When Mr Jiang in 1992 added the presidency to his positions as party chief and head of the army, many China-watchers still dismissed him as a lightweight who would not stay the course in the post-Deng era.

In the past 18 months Mr Qiao was the one senior figure who failed to pay public lip-service to Mr Jiang as Mr Deng's anointed successor, and relations between the two were said to be increasingly frosty.

The friction became more acute in recent months because Mr Jiang wanted to removed Mr Qiao from his position as chairman of China's parliament, the National People's Congress, in order to replace him with Li Peng, who under the constitution must retire as prime minister next March. That switch may now be on the cards.

The expressions on people's faces yesterday in the Great Hall of the People said it all. A beaming Mr Li posed for photographs as he posted his ballot papers, while a very stiff-faced Mr Qiao squeezed out a very forced smile.

No one expected Mr Qiao to be removed from all his posts, and it marks a very public personal defeat. In the months up to Mr Deng's death, this was the man whom many analysts had described as a likely "kingmaker" for the post-Deng era, a role which yesterday evaporated. The propaganda machine cannot even pretend it is a matter of age; Mr Qiao is only one year older than Mr Jiang.

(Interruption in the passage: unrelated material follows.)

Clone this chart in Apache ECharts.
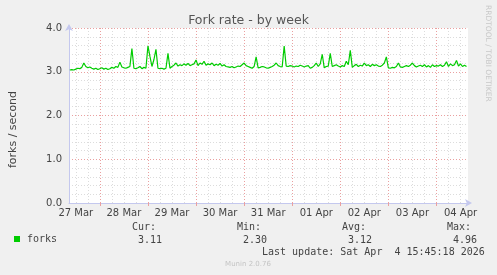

General Liu, 81, had held the top military position in the hierarchy, and although his age meant retirement from the Standing Committee was likely, he was reluctant to depart. His removal from even the Central Committee is a political humiliation. Mr Jiang, who is head of the armed forces, will now seek to promote his own military allies, possibly to the Standing Committee or at least to the Central Military Commission, the army's ruling body.